§ **Data provided**:
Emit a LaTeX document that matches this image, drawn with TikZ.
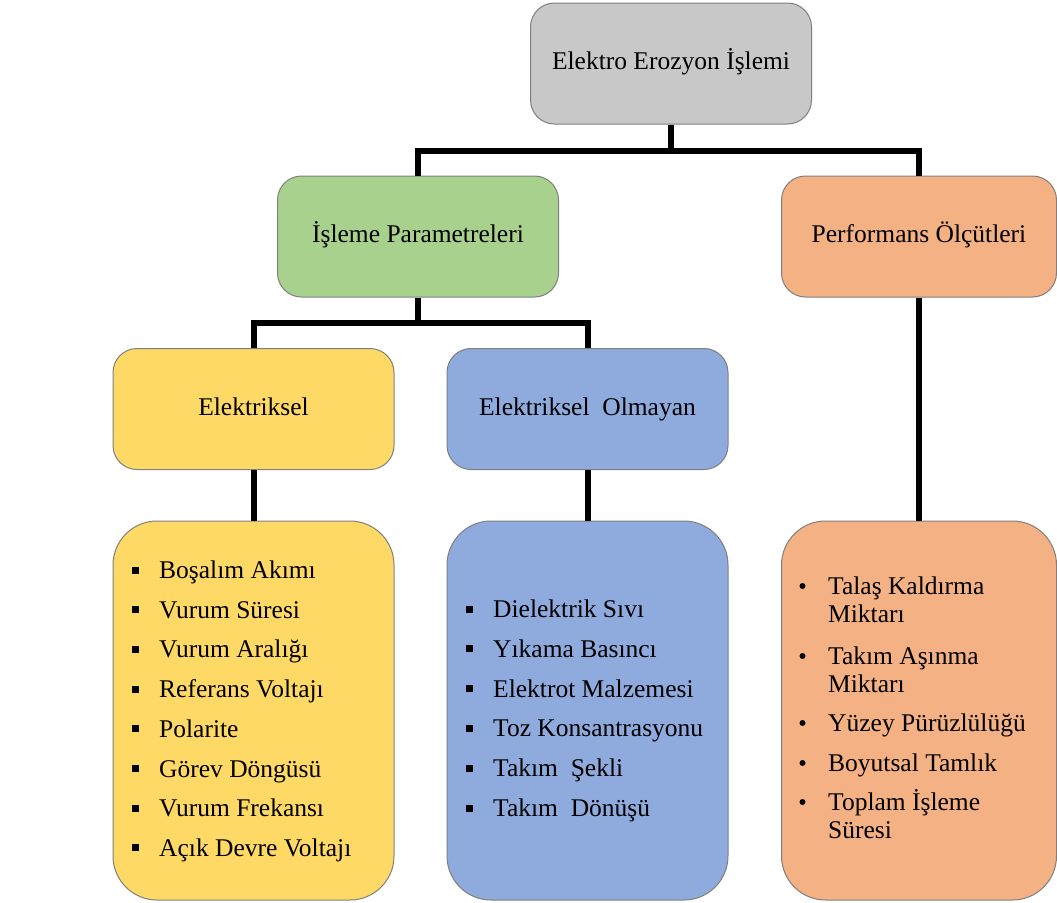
\documentclass[tikz,border=0pt]{standalone}
\usepackage{fontspec}
\setmainfont{Liberation Serif}
\usetikzlibrary{positioning}

\definecolor{rootgray}{HTML}{C8C8C8}
\definecolor{paramgreen}{HTML}{A9D18E}
\definecolor{perforange}{HTML}{F4B183}
\definecolor{elecyellow}{HTML}{FFD966}
\definecolor{nonelecblue}{HTML}{8FAADC}
\definecolor{edgegray}{HTML}{7F7F7F}

\tikzset{
  box/.style={draw=edgegray, line width=1pt, rounded corners=24pt,
    minimum width=281pt, minimum height=121pt, inner sep=0pt,
    text height=17pt, text depth=5pt},
  listbox/.style={box, rounded corners=44pt, minimum height=379pt},
  conn/.style={line width=6pt, black},
  item/.style={anchor=base west, inner sep=0pt},
  sqbullet/.style={fill=black, minimum size=7pt, inner sep=0pt},
  dotbullet/.style={circle, fill=black, minimum size=6pt, inner sep=0pt},
}

\begin{document}
\begin{tikzpicture}[x=1pt, y=-1pt, font=\fontsize{25.5}{28}\selectfont]
  \useasboundingbox (0,0) rectangle (1057,902);
  % ---------------- boxes ----------------
  \node[box, fill=rootgray]    (root)   at (671,63.5)    {Elektro Erozyon İşlemi};
  \node[box, fill=paramgreen]  (param)  at (418,236.5)   {İşleme Parametreleri};
  \node[box, fill=perforange, minimum width=275pt] (perf) at (919,236.5) {Performans Ölçütleri};
  \node[box, fill=elecyellow]  (elec)   at (253.5,409)   {Elektriksel};
  \node[box, fill=nonelecblue] (nonelec) at (587.5,409)  {Elektriksel\ \ Olmayan};
  \node[listbox, fill=elecyellow]  (eleclist)    at (253.5,710.5) {};
  \node[listbox, fill=nonelecblue] (noneleclist) at (587.5,710.5) {};
  \node[listbox, fill=perforange, minimum width=275pt] (perflist) at (919,710.5) {};
  % ---------------- connectors ----------------
  \draw[conn] (root.south) -- ++(0,26) coordinate (rootjoin);
  \draw[conn] (param.north) |- (rootjoin) -| (perf.north);
  \draw[conn] (param.south) -- ++(0,25) coordinate (paramjoin);
  \draw[conn] (elec.north) |- (paramjoin) -| (nonelec.north);
  \draw[conn] (elec.south) -- (eleclist.north);
  \draw[conn] (nonelec.south) -- (noneleclist.north);
  \draw[conn] (perf.south) -- (perflist.north);
  % ---------------- (a) elektriksel ----------------
  \foreach \txt [count=\i from 0] in {Boşalım Akımı, Vurum Süresi, Vurum Aralığı,
      Referans Voltajı, Polarite, Görev Döngüsü, Vurum Frekansı, Açık Devre Voltajı}{
    \node[sqbullet] (elecb\i) at (135,570+\i*39.7) {};
    \node[item] (eleci\i) at (159,578.5+\i*39.7) {\txt};
  }
  % ---------------- (b) elektriksel olmayan ----------------
  \foreach \txt [count=\i from 0] in {Dielektrik Sıvı, Yıkama Basıncı, Elektrot Malzemesi,
      Toz Konsantrasyonu, Takım\ \ Şekli, Takım\ \ Dönüşü}{
    \node[sqbullet] (nonelecb\i) at (469.5,609+\i*39.8) {};
    \node[item] (noneleci\i) at (493,617.5+\i*39.8) {\txt};
  }
  % ---------------- (c) performans ----------------
  \foreach \y/\txt [count=\i] in {586/Talaş Kaldırma, 614/Miktarı, 656/Takım Aşınma, 684/Miktarı,
      723/Yüzey Pürüzlülüğü, 763/Boyutsal Tamlık, 802/Toplam İşleme, 830/Süresi}{
    \node[item] (perfi\i) at (828,\y+8.5) {\txt};
  }
  \foreach \y [count=\i] in {586,656,723,763,802}{
    \node[dotbullet] (perfb\i) at (802.5,\y) {};
  }
\end{tikzpicture}
\end{document}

§ **Stated task**: Print the listing above in full, exactly as written. Omit any pictures.

§ **The result**:
Emit a LaTeX document that matches this image, drawn with TikZ.
\documentclass[tikz,border=0pt]{standalone}
\usepackage{fontspec}
\setmainfont{Liberation Serif}
\usetikzlibrary{positioning}

\definecolor{rootgray}{HTML}{C8C8C8}
\definecolor{paramgreen}{HTML}{A9D18E}
\definecolor{perforange}{HTML}{F4B183}
\definecolor{elecyellow}{HTML}{FFD966}
\definecolor{nonelecblue}{HTML}{8FAADC}
\definecolor{edgegray}{HTML}{7F7F7F}

\tikzset{
  box/.style={draw=edgegray, line width=1pt, rounded corners=24pt,
    minimum width=281pt, minimum height=121pt, inner sep=0pt,
    text height=17pt, text depth=5pt},
  listbox/.style={box, rounded corners=44pt, minimum height=379pt},
  conn/.style={line width=6pt, black},
  item/.style={anchor=base west, inner sep=0pt},
  sqbullet/.style={fill=black, minimum size=7pt, inner sep=0pt},
  dotbullet/.style={circle, fill=black, minimum size=6pt, inner sep=0pt},
}

\begin{document}
\begin{tikzpicture}[x=1pt, y=-1pt, font=\fontsize{25.5}{28}\selectfont]
  \useasboundingbox (0,0) rectangle (1057,902);
  % ---------------- boxes ----------------
  \node[box, fill=rootgray]    (root)   at (671,63.5)    {Elektro Erozyon İşlemi};
  \node[box, fill=paramgreen]  (param)  at (418,236.5)   {İşleme Parametreleri};
  \node[box, fill=perforange, minimum width=275pt] (perf) at (919,236.5) {Performans Ölçütleri};
  \node[box, fill=elecyellow]  (elec)   at (253.5,409)   {Elektriksel};
  \node[box, fill=nonelecblue] (nonelec) at (587.5,409)  {Elektriksel\ \ Olmayan};
  \node[listbox, fill=elecyellow]  (eleclist)    at (253.5,710.5) {};
  \node[listbox, fill=nonelecblue] (noneleclist) at (587.5,710.5) {};
  \node[listbox, fill=perforange, minimum width=275pt] (perflist) at (919,710.5) {};
  % ---------------- connectors ----------------
  \draw[conn] (root.south) -- ++(0,26) coordinate (rootjoin);
  \draw[conn] (param.north) |- (rootjoin) -| (perf.north);
  \draw[conn] (param.south) -- ++(0,25) coordinate (paramjoin);
  \draw[conn] (elec.north) |- (paramjoin) -| (nonelec.north);
  \draw[conn] (elec.south) -- (eleclist.north);
  \draw[conn] (nonelec.south) -- (noneleclist.north);
  \draw[conn] (perf.south) -- (perflist.north);
  % ---------------- (a) elektriksel ----------------
  \foreach \txt [count=\i from 0] in {Boşalım Akımı, Vurum Süresi, Vurum Aralığı,
      Referans Voltajı, Polarite, Görev Döngüsü, Vurum Frekansı, Açık Devre Voltajı}{
    \node[sqbullet] (elecb\i) at (135,570+\i*39.7) {};
    \node[item] (eleci\i) at (159,578.5+\i*39.7) {\txt};
  }
  % ---------------- (b) elektriksel olmayan ----------------
  \foreach \txt [count=\i from 0] in {Dielektrik Sıvı, Yıkama Basıncı, Elektrot Malzemesi,
      Toz Konsantrasyonu, Takım\ \ Şekli, Takım\ \ Dönüşü}{
    \node[sqbullet] (nonelecb\i) at (469.5,609+\i*39.8) {};
    \node[item] (noneleci\i) at (493,617.5+\i*39.8) {\txt};
  }
  % ---------------- (c) performans ----------------
  \foreach \y/\txt [count=\i] in {586/Talaş Kaldırma, 614/Miktarı, 656/Takım Aşınma, 684/Miktarı,
      723/Yüzey Pürüzlülüğü, 763/Boyutsal Tamlık, 802/Toplam İşleme, 830/Süresi}{
    \node[item] (perfi\i) at (828,\y+8.5) {\txt};
  }
  \foreach \y [count=\i] in {586,656,723,763,802}{
    \node[dotbullet] (perfb\i) at (802.5,\y) {};
  }
\end{tikzpicture}
\end{document}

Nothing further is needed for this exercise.